2回接種がなされていれば感染することはほぼないと考えますが、2000年(平成12年)4月1日生まれ以前の方は定期接種は1回のみであったため免疫力が十分ついていない可能性があります。



ではワクチンを接種したことがないご高齢の方はどうかというと、実はあまり心配する必要はありません

先に述べたように麻疹ウイルスは非常に伝染力の強いウイルスです。

そのため、こども時代にほぼ感染しており、自然に免疫を獲得していることがほとんどだと考えられています。

一番注意が必要なのは、麻疹の定期接種がはじまり麻疹が一般的な感染症ではない時代に産まれ、ワクチンを2回接種していない年齢層と考えられます。

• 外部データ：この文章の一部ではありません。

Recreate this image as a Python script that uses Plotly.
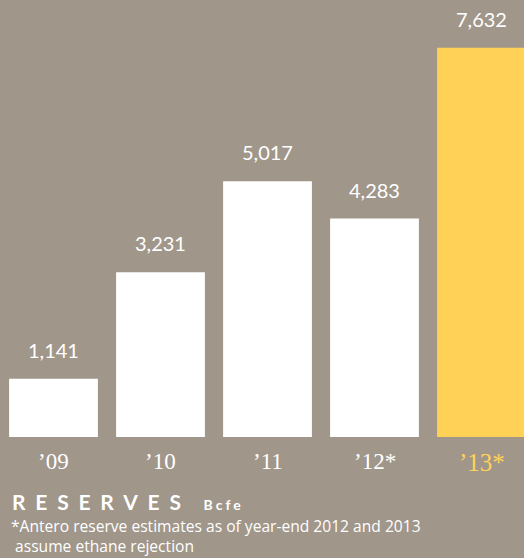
import plotly.graph_objects as go

categories = ["’09", "’10", "’11", "’12*", "’13*"]
values = [1141, 3231, 5017, 4283, 7632]
value_labels = ["1,141", "3,231", "5,017", "4,283", "7,632"]
bar_colors = ["#ffffff", "#ffffff", "#ffffff", "#ffffff", "#ffd257"]
cat_colors = ["#ffffff", "#ffffff", "#ffffff", "#ffffff", "#ffd257"]

BG = "#a0968a"
W, H = 524, 558
PLOT_H = 437


def py(ypix):
    return (PLOT_H - ypix) / PLOT_H


fig = go.Figure()
fig.add_trace(go.Bar(
    x=list(range(len(categories))), y=values,
    marker=dict(color=bar_colors, line=dict(width=0)),
    width=0.83, hoverinfo="skip",
))

for i, (v, lab) in enumerate(zip(values, value_labels)):
    fig.add_annotation(x=i, y=v, text=lab, showarrow=False, yanchor="bottom",
                       yshift=15, font=dict(family="Lato, Open Sans, sans-serif", size=20, color="#ffffff"))
    fig.add_annotation(x=i, y=0, text=categories[i], showarrow=False, yanchor="top",
                       yshift=-10, font=dict(family="Liberation Serif, DejaVu Serif, serif",
                                             size=25 if i == 4 else 23, color=cat_colors[i]))

fig.add_annotation(xref="paper", yref="paper", x=10 / W, y=py(501), xanchor="left", yanchor="middle",
                   text="<span style='letter-spacing:9.8px'><b>RESERVES</b></span>"
                        "<span style='font-size:14px;letter-spacing:3px'><b>  Bcfe</b></span>",
                   showarrow=False, font=dict(family="Lato, Open Sans, sans-serif", size=21, color="#ffffff"))
fig.add_annotation(xref="paper", yref="paper", x=9 / W, y=py(536), xanchor="left", yanchor="middle",
                   text="*Antero reserve estimates as of year-end 2012 and 2013<br> assume ethane rejection",
                   align="left", showarrow=False,
                   font=dict(family="Open Sans, Lato, sans-serif", size=15.6, color="#ffffff"))

fig.update_layout(
    width=W, height=H,
    margin=dict(l=0, r=0, t=0, b=H - PLOT_H),
    paper_bgcolor=BG, plot_bgcolor=BG,
    showlegend=False,
    xaxis=dict(range=[-0.5, W / 107 - 0.5], visible=False, fixedrange=True),
    yaxis=dict(range=[0, 8570], visible=False, fixedrange=True),
)

fig.write_html("out.html", config={"displayModeBar": False},
               post_script="document.body.style.margin='0';document.body.style.overflow='hidden';")
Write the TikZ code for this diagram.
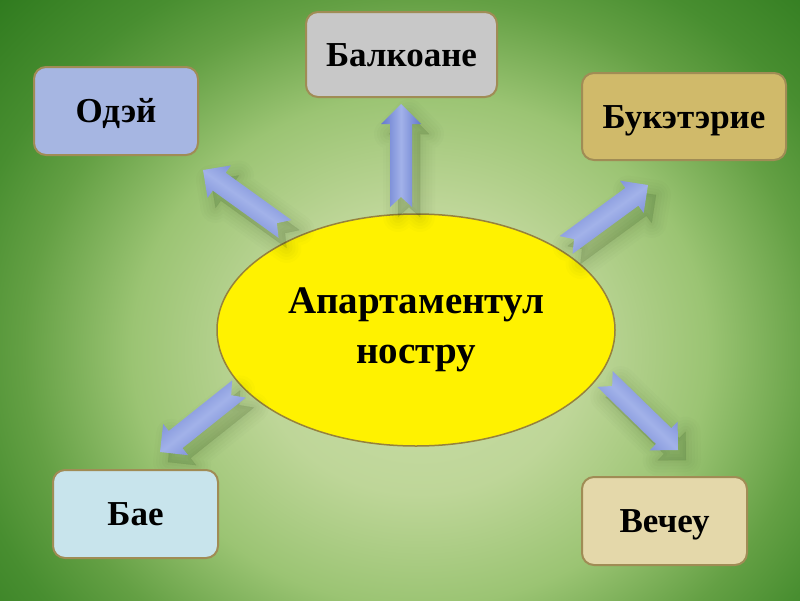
\documentclass[tikz,border=0pt]{standalone}
\usepackage{fontspec}
\setmainfont{Liberation Serif}
\usetikzlibrary{calc,shapes.geometric}
\definecolor{bga}{RGB}{202,221,168}
\definecolor{bgb}{RGB}{190,214,152}
\definecolor{bgm}{RGB}{155,196,115}
\definecolor{bgd}{RGB}{100,160,68}
\definecolor{bge}{RGB}{72,142,48}
\definecolor{bgf}{RGB}{44,120,28}
\definecolor{odejfill}{RGB}{166,182,226}
\definecolor{balkfill}{RGB}{200,200,200}
\definecolor{bukfill}{RGB}{208,186,106}
\definecolor{baefill}{RGB}{200,228,236}
\definecolor{vechfill}{RGB}{228,216,170}
\definecolor{boxborder}{RGB}{160,140,85}
\definecolor{ellborder}{RGB}{150,130,60}
\definecolor{arredge}{RGB}{100,120,205}
\definecolor{arrlight}{RGB}{162,178,233}
\definecolor{shadowc}{RGB}{30,55,15}
\pgfdeclareradialshading{bgshade}{\pgfpoint{0bp}{0bp}}{%
  color(0bp)=(bga); color(9bp)=(bgb); color(16bp)=(bgm);
  color(22bp)=(bgd); color(26bp)=(bge); color(33bp)=(bgf)}
\tikzset{
  infobox/.style={draw=boxborder, line width=2pt, rounded corners=12pt,
    inner sep=0pt, text height=23pt, text depth=0pt,
    font=\fontsize{35}{40}\selectfont\bfseries},
  centre/.style={ellipse, draw=ellborder, line width=1.5pt, fill=yellow,
    inner sep=0pt, minimum width=398pt, minimum height=232pt, align=center,
    font=\fontsize{39}{50}\selectfont\bfseries},
  arrowshade/.style={left color=arredge, right color=arredge, middle color=arrlight},
  arrowshadow/.style={fill=shadowc, draw=shadowc, line join=round}
}
\newcommand\blockarrow[4]{%
  \coordinate (#1-a) at #2;
  \coordinate (#1-b) at #3;
  \coordinate (#1-h) at ($(#1-b)!20pt!(#1-a)$);
  \coordinate (#1-n) at ($(#1-a)!10pt!(#1-b)$);
  \coordinate (#1-1) at ($(#1-a)!11pt!90:(#1-b)$);
  \coordinate (#1-2) at ($(#1-h)!11pt!90:(#1-b)$);
  \coordinate (#1-3) at ($(#1-h)!20pt!90:(#1-b)$);
  \coordinate (#1-4) at ($(#1-h)!20pt!-90:(#1-b)$);
  \coordinate (#1-5) at ($(#1-h)!11pt!-90:(#1-b)$);
  \coordinate (#1-6) at ($(#1-a)!11pt!-90:(#1-b)$);
  \foreach \lw/\op in {30/0.015,24/0.02,18/0.02,12/0.025,6/0.025,1/0.03}{%
    \filldraw[arrowshadow, line width=\lw pt, fill opacity=\op, draw opacity=\op,
      transform canvas={shift={(8pt,-10pt)}}]
      (#1-1) -- (#1-2) -- (#1-3) -- (#1-b) -- (#1-4) -- (#1-5) -- (#1-6) -- (#1-n) -- cycle;
  }
  \shade[arrowshade, shading angle=#4]
    (#1-1) -- (#1-2) -- (#1-3) -- (#1-b) -- (#1-4) -- (#1-5) -- (#1-6) -- (#1-n) -- cycle;
}
\begin{document}
\begin{tikzpicture}[x=1pt,y=-1pt]
\useasboundingbox (0,0) rectangle (800,600);
\begin{scope}
  \clip (0,0) rectangle (800,600);
  \shade[shading=bgshade] (-30,-50) rectangle (870,750);
\end{scope}

\node[centre] (c) at (416,330) {Апартаментул\\ностру};

\blockarrow{aul}{(285,229)}{(203,170)}{145}
\blockarrow{aup}{(401,207)}{(401,104)}{90}
\blockarrow{aur}{(566,245)}{(648,185)}{36}
\blockarrow{adl}{(239,389)}{(160,452)}{39}
\blockarrow{adr}{(605,379)}{(678,450)}{-44}

\node[infobox, fill=odejfill, minimum width=164pt, minimum height=88pt] (odej) at (116,111) {Одэй};
\node[infobox, fill=balkfill, minimum width=191pt, minimum height=85pt] (balk) at (401.5,54.5) {Балкоане};
\node[infobox, fill=bukfill, minimum width=204pt, minimum height=87pt] (buk) at (684,116.5) {Букэтэрие};
\node[infobox, fill=baefill, minimum width=165pt, minimum height=88pt] (bae) at (135.5,514) {Бае};
\node[infobox, fill=vechfill, minimum width=165pt, minimum height=88pt] (vech) at (664.5,521) {Вечеу};
\end{tikzpicture}
\end{document}
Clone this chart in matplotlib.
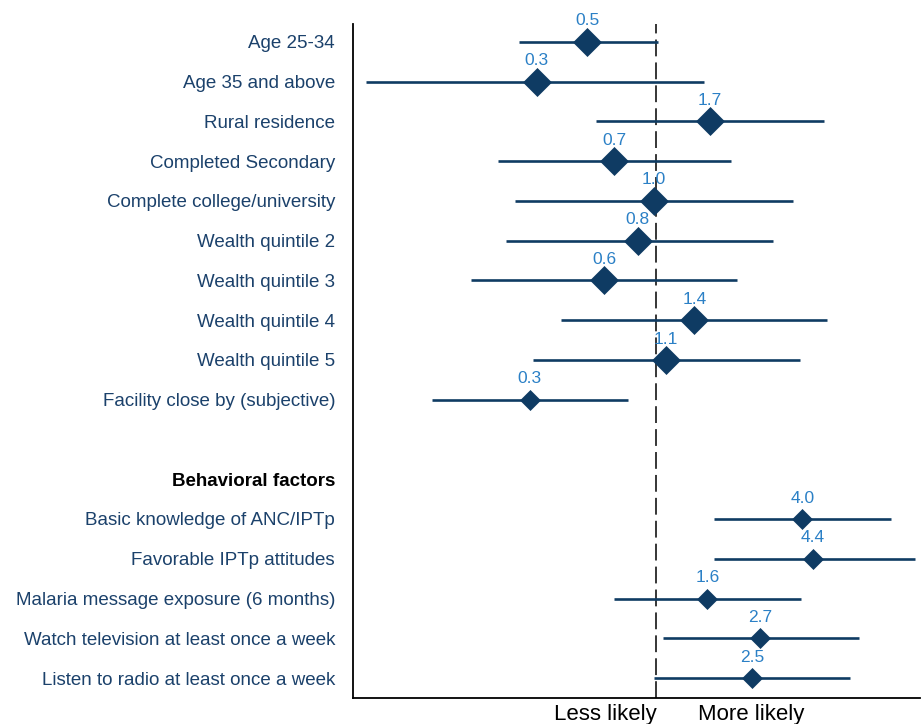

2011年の流行の際は感染者の約半数が15~40歳の若年層でしたので、約10年後の今でいうと25~50歳前後の方は注意が必要かもしれません。

1回でもワクチンを接種している場合は感染しても「修飾(しゅうしょく)麻疹」といって軽い症状で済む場合もありますが、それでも数日間の高熱は覚悟する必要があります。

免疫を持っているか確認するための抗体検査(自費)をすることもできますが、抗体検査は免疫を反映する一つの指標でしかなく、抗体価が高いから必ず感染予防できる、低いから感染しやすいとも限りません。

大切なのはワクチンを2回接種していることと、感染予防をすることです。

人ごみや、密閉された環境に行く際はマスクを着用する、その後手洗い、うがいをするなど感染予防を心がけましょう。

1回しか麻疹ワクチンを接種していない場合は、追加の接種をおすすめします。母子手帳があれば確認しましょう。

2回ワクチンを接種している場合は追加接種をする必要はありません。

こわいからと言ってむやみに接種することはせず、本来接種すべき乳児、児童のためのワクチンの流通をひっ迫させないようにしましょう。

2回接種する人(子供たち)が増えることで、自分に感染するリスクも減らすことになります!